Harmony: Harmonizing Audio and Video Generation through Cross-Task Synergy
Teng Hu, Zhentao Yu, Guozhen Zhang, Zihan Su, Zhengguang Zhou, Youliang Zhang, Yuan Zhou, Qinglin Lu, Ran Yi
2025-11-27
Summary
This paper focuses on making AI better at creating videos with sound that perfectly match each other, something current AI struggles with.
What's the problem?
When AI tries to generate both audio and video at the same time, things often get out of sync.

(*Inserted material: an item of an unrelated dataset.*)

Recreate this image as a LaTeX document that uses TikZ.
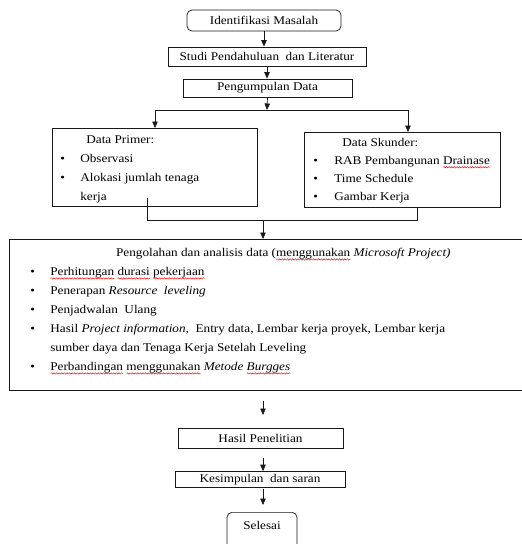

This happens for a few key reasons: the audio and video 'learn' separately and drift apart, the AI has trouble focusing on the precise timing needed for good synchronization, and the way AI is usually guided to create content actually makes it *less* focused on keeping the audio and video aligned.
What's the solution?
The researchers developed a new system called Harmony. It works in three main ways: first, it trains the AI to create video from audio *and* audio from video, helping them stay connected. Second, it uses a special module that efficiently focuses on both broad styles and tiny timing details. Finally, it improves the guidance process to specifically emphasize audio-visual synchronization during content creation.
Why it matters?
This research is important because it significantly improves the quality of AI-generated videos with sound. Better synchronization makes the videos more realistic and enjoyable to watch, and it pushes the field of generative AI forward by solving a major technical challenge.
Abstract
The synthesis of synchronized audio-visual content is a key challenge in generative AI, with open-source models facing challenges in robust audio-video alignment. Our analysis reveals that this issue is rooted in three fundamental challenges of the joint diffusion process: (1) Correspondence Drift, where concurrently evolving noisy latents impede stable learning of alignment; (2) inefficient global attention mechanisms that fail to capture fine-grained temporal cues; and (3) the intra-modal bias of conventional Classifier-Free Guidance (CFG), which enhances conditionality but not cross-modal synchronization. To overcome these challenges, we introduce Harmony, a novel framework that mechanistically enforces audio-visual synchronization. We first propose a Cross-Task Synergy training paradigm to mitigate drift by leveraging strong supervisory signals from audio-driven video and video-driven audio generation tasks. Then, we design a Global-Local Decoupled Interaction Module for efficient and precise temporal-style alignment. Finally, we present a novel Synchronization-Enhanced CFG (SyncCFG) that explicitly isolates and amplifies the alignment signal during inference. Extensive experiments demonstrate that Harmony establishes a new state-of-the-art, significantly outperforming existing methods in both generation fidelity and, critically, in achieving fine-grained audio-visual synchronization.